Secondly, it is not true that everything in creation can be explained by reason, and I do not believe that you will again subscribe to the prejudice that the visible alone is real and there is nothing above what the human mind can visualise. The culture of our land is not based merely on reason, though it is not contrary to reason. The greatness of our culture lies in a super-rational faith – mark super-rational – on which even reason is based; because reason is an offshoot of experience, as inference is based on perception. Our culture is primarily rooted in the great gospel of unselfishness for which you want a reason now. Yes, there is a reason, and this reason is our philosophy. This is our religion, this our aim, and this the fond ideal of all humanity. Without going deep into the reason behind things too much, it is not difficult for us to discover, with even a little of common-sense, that we belong to a wider environment of which we are integral parts, and we do not exhaust ourselves in the shell of our personalities. Emphasise again, we belong to a wider environment, we are constituents of this environment, and we cannot exist if we are disloyal to the law of this environment to which we belong. To cite an example, a limb of the body cannot exist if it wishes to revolt against the law of the body taken as a whole, because the limb is an integral part of the body. Now, unselfishness or selflessness, as you wish to understand, is nothing but the way or the mode in which the part belongs to the whole, by which it surrenders itself to the fulfilment of the law of the whole, through which the lower is transfigured in the higher. Are you satisfied that there is a reason in unselfishness? In an unselfish act we do not do something unreasonable, but the only reasonable thing possible, for unselfishness is the discovery of oneself in the larger whole. I believe this is sufficient reason.
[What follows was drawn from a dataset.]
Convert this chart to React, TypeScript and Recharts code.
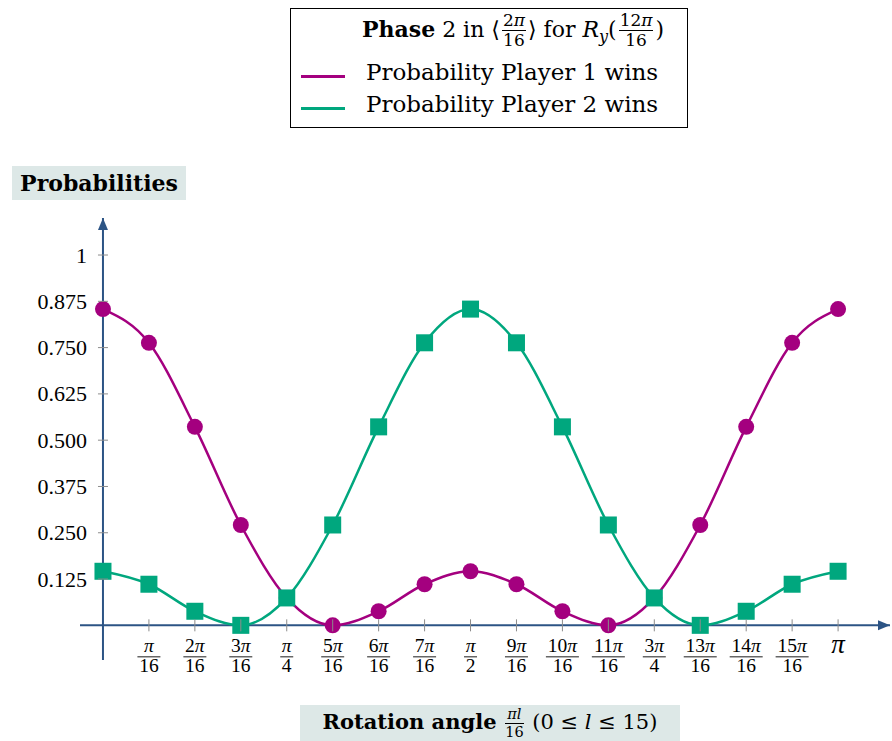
import React from 'react';
import { ComposedChart, Line, XAxis, YAxis, ReferenceLine, Legend } from 'recharts';

// l = 0..16 (angle = pi*l/16)
const steps = [0, 1, 2, 3, 4, 5, 6, 7, 8, 9, 10, 11, 12, 13, 14, 15, 16];
const player1 = [0.854, 0.763, 0.536, 0.271, 0.074, 0, 0.038, 0.111, 0.146, 0.111, 0.038, 0, 0.074, 0.271, 0.536, 0.763, 0.854];
const player2 = [0.146, 0.111, 0.038, 0, 0.074, 0.271, 0.536, 0.763, 0.854, 0.763, 0.536, 0.271, 0.074, 0, 0.038, 0.111, 0.146];
const seriesNames = ['Probability Player 1 wins', 'Probability Player 2 wins'];

const xTicks = [1, 2, 3, 4, 5, 6, 7, 8, 9, 10, 11, 12, 13, 14, 15, 16];
// numerator coefficient of pi ('' = 1) and denominator ('' = none)
const xTickNum = ['', '2', '3', '', '5', '6', '7', '', '9', '10', '11', '3', '13', '14', '15', ''];
const xTickDen = ['16', '16', '16', '4', '16', '16', '16', '2', '16', '16', '16', '4', '16', '16', '16', ''];
const yTicks = [0.125, 0.25, 0.375, 0.5, 0.625, 0.75, 0.875, 1];
const yTickLabels = ['0.125', '0.250', '0.375', '0.500', '0.625', '0.750', '0.875', '1'];

const data = steps.map((l, i) => ({ l, p1: player1[i], p2: player2[i] }));

const W = 892;
const H = 741;
const X_MIN = -0.5;
const X_MAX = 17.13;
const Y_MIN = -0.0936;
const Y_MAX = 1.1;
const margin = { top: 218, right: 2, bottom: 51, left: 0 };
const Y_AXIS_W = 80;
const X_AXIS_H = 30;
const plotLeft = margin.left + Y_AXIS_W;
const plotW = W - plotLeft - margin.right;
const plotTop = margin.top;
const plotH = H - margin.top - margin.bottom - X_AXIS_H;
const xPix = (v: number) => plotLeft + ((v - X_MIN) / (X_MAX - X_MIN)) * plotW;
const yPix = (v: number) => plotTop + ((Y_MAX - v) / (Y_MAX - Y_MIN)) * plotH;

const P1 = '#a4007f';
const P2 = '#00a77e';
const AXIS = '#2c5485';
const TICK = '#8c8c8c';
const BOX_BG = '#dde8e7';
const FONT_TEXT = '"DejaVu Serif", serif';
const FONT_NUM = '"Liberation Serif", serif';

const XTick = (props: any) => {
  const { x, payload } = props;
  const i = xTicks.indexOf(payload.value);
  const y0 = yPix(0);
  const num = xTickNum[i];
  const den = xTickDen[i];
  const w = Math.max(num.length + 1, den.length) * 10 + 3;
  return (
    <g>
      <line x1={x} x2={x} y1={y0 - 6} y2={y0 + 6} stroke={TICK} strokeWidth={1} />
      {den ? (
        <g fontFamily={FONT_NUM} fontSize={19.5} fill="#000" textAnchor="middle">
          <text x={x} y={y0 + 27}>
            {num}
            <tspan fontStyle="italic">π</tspan>
          </text>
          <line x1={x - w / 2} x2={x + w / 2} y1={y0 + 31.5} y2={y0 + 31.5} stroke="#000" strokeWidth={0.9} />
          <text x={x} y={y0 + 47}>{den}</text>
        </g>
      ) : (
        <text x={x} y={y0 + 28} fontFamily={FONT_NUM} fontStyle="italic" fontSize={27} textAnchor="middle" fill="#000">
          {num}π
        </text>
      )}
    </g>
  );
};

const YTick = (props: any) => {
  const { y, payload } = props;
  const i = yTicks.indexOf(payload.value);
  const x0 = xPix(0);
  return (
    <g>
      <line x1={x0 - 5} x2={x0 + 5} y1={y} y2={y} stroke={TICK} strokeWidth={1} />
      <text x={x0 - 16} y={y} dy="0.34em" textAnchor="end" fontFamily={FONT_NUM} fontSize={22} fill="#000">
        {yTickLabels[i]}
      </text>
    </g>
  );
};

const ArrowAxis = (props: any) => {
  const { x1, y1, x2, y2 } = props;
  const vertical = Math.abs(x1 - x2) < 0.5;
  let tip: [number, number];
  let pts: string;
  if (vertical) {
    tip = [x1, Math.min(y1, y2)];
    pts = `${tip[0]},${tip[1]} ${tip[0] - 5},${tip[1] + 12} ${tip[0] + 5},${tip[1] + 12}`;
  } else {
    tip = [Math.max(x1, x2), y1];
    pts = `${tip[0]},${tip[1]} ${tip[0] - 12},${tip[1] - 5} ${tip[0] - 12},${tip[1] + 5}`;
  }
  return (
    <g>
      <line x1={x1} y1={y1} x2={x2} y2={y2} stroke={AXIS} strokeWidth={2} />
      <polygon points={pts} fill={AXIS} />
    </g>
  );
};

const SquareDot = (props: any) => {
  const { cx, cy } = props;
  if (cx == null || cy == null) return <g />;
  return <rect x={cx - 8.5} y={cy - 8.5} width={17} height={17} fill={P2} />;
};

const Frac = ({ n, d, size }: { n: React.ReactNode; d: React.ReactNode; size: number }) => (
  <span
    style={{
      display: 'inline-flex',
      flexDirection: 'column',
      alignItems: 'center',
      verticalAlign: 'middle',
      fontSize: size,
      lineHeight: 1,
      margin: '0 2px',
    }}
  >
    <span style={{ padding: '0 1px 1px' }}>{n}</span>
    <span style={{ borderTop: '1px solid #000', alignSelf: 'stretch', textAlign: 'center', paddingTop: 1 }}>{d}</span>
  </span>
);

const LegendBox = (props: any) => {
  const items = props.payload || [];
  return (
    <div
      style={{
        width: 398,
        height: 120,
        boxSizing: 'border-box',
        border: '1px solid #000',
        background: '#fff',
        fontFamily: FONT_TEXT,
        position: 'relative',
        color: '#000',
      }}
    >
      <div style={{ position: 'absolute', left: 40, width: 364, top: 3, textAlign: 'center', fontSize: 22, whiteSpace: 'nowrap' }}>
        <b>Phase</b> 2 in ⟨<Frac n={<>2<i>π</i></>} d="16" size={17} />⟩ for <i>R</i>
        <sub style={{ fontSize: 16 }}><i>y</i></sub>(<Frac n={<>12<i>π</i></>} d="16" size={17} />)
      </div>
      {seriesNames.map((name, i) => (
        <div key={name} style={{ position: 'absolute', left: 0, top: 50 + i * 32, height: 30, width: '100%' }}>
          <div
            style={{
              position: 'absolute',
              left: 10,
              top: 16,
              width: 44,
              height: 3,
              background: items[i] ? items[i].color : i === 0 ? P1 : P2,
            }}
          />
          <div style={{ position: 'absolute', left: 75, top: 0, fontSize: 23, whiteSpace: 'nowrap' }}>{name}</div>
        </div>
      ))}
    </div>
  );
};

export default function App() {
  return (
    <div style={{ position: 'absolute', left: 0, top: 0, width: W, height: H, background: '#fff' }}>
      <ComposedChart width={W} height={H} data={data} margin={margin}>
        <XAxis
          dataKey="l"
          type="number"
          domain={[X_MIN, X_MAX]}
          ticks={xTicks}
          interval={0}
          height={X_AXIS_H}
          axisLine={false}
          tickLine={false}
          tick={XTick}
          allowDataOverflow
        />
        <YAxis
          type="number"
          domain={[Y_MIN, Y_MAX]}
          ticks={yTicks}
          interval={0}
          width={Y_AXIS_W}
          axisLine={false}
          tickLine={false}
          tick={YTick}
          allowDataOverflow
        />
        <ReferenceLine y={0} shape={ArrowAxis} />
        <ReferenceLine x={0} shape={ArrowAxis} />
        <Legend
          content={LegendBox}
          layout="horizontal"
          verticalAlign="middle"
          align="center"
          wrapperStyle={{ position: 'absolute', left: 290, top: 8, width: 398, height: 120 }}
        />
        <Line
          type="monotone"
          dataKey="p1"
          name={seriesNames[0]}
          stroke={P1}
          strokeWidth={2.5}
          dot={{ r: 8, fill: P1, stroke: P1, strokeWidth: 0 }}
          isAnimationActive={false}
        />
        <Line
          type="monotone"
          dataKey="p2"
          name={seriesNames[1]}
          stroke={P2}
          strokeWidth={2.5}
          dot={SquareDot}
          isAnimationActive={false}
        />
      </ComposedChart>
      <div
        style={{
          position: 'absolute',
          left: 12,
          top: 166,
          width: 174,
          height: 34,
          background: BOX_BG,
          fontFamily: FONT_TEXT,
          fontWeight: 'bold',
          fontSize: 22,
          lineHeight: '34px',
          textAlign: 'center',
          whiteSpace: 'nowrap',
        }}
      >
        Probabilities
      </div>
      <div
        style={{
          position: 'absolute',
          left: 300,
          top: 705,
          width: 380,
          height: 36,
          background: BOX_BG,
          fontFamily: FONT_TEXT,
          fontSize: 21,
          display: 'flex',
          alignItems: 'center',
          justifyContent: 'center',
        }}
      >
        <span style={{ whiteSpace: 'nowrap', lineHeight: 1 }}>
          <b>Rotation angle</b> <Frac n={<i>πl</i>} d="16" size={14.5} /> (0 ≤ <i>l</i> ≤ 15)
        </span>
      </div>
    </div>
  );
}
Now, about the question of money which you have raised: No one says that money as such is evil, as nothing in God’s creation as such can be called evil. Taking money or giving money as such are not evils. But the evil lies in clinging to anything, getting disturbed by the absence of it, being in an emotional tension when deprived of it – in short, being attached to it. All attachment is evil – not money or gold, or anything for that matter. As to why attachment is evil is a different subject altogether, which I would like you to study in detail by going through standard texts written by geniuses. But this does not mean that we should necessarily accept money for our services. I do not mean to say that taking money is always an evil. But not to take money is noble and is a mark of greatness. Not to accept money is not in any manner the denial of one’s ability to produce, as you put it, for though money is a measure of one’s ability to produce, as you say, it is not necessary that the ability should always be measured. Let it be there unmeasured. What is the harm? No harm happens to the sun if there is no one to measure the intensity of its heat or light. One may lose money by not accepting it, but thereby one does not lose one’s ability to produce, because money is not the ability – it is ability that brings money.
Further, as I have pointed out above, our existence is to be dedicated to the larger whole to which we belong, and in not accepting money for services rendered, you are only asserting your participation in the larger whole, while simultaneously diminishing the importance of the part, taken independently, in the light of the whole. That is it love of money which is evil does not mean that it is not evil when it is coveted by one who is able to produce it. Whether one is able to produce anything or not, all earthly love is bad insofar as it binds one to a limited life of a very narrow perception. Earning money honestly is one thing, and coveting it is another thing. There is nothing wrong in earning it, but there is something wrong in coveting. Earning has a spontaneity of naturalness, while coveting is deliberate and artificially construed. However, it has to be reiterated that things themselves are not evil but attachment is evil, for all attachment is a bar to the onward progress of the human individual towards a larger reality of which it is a part, as already stated.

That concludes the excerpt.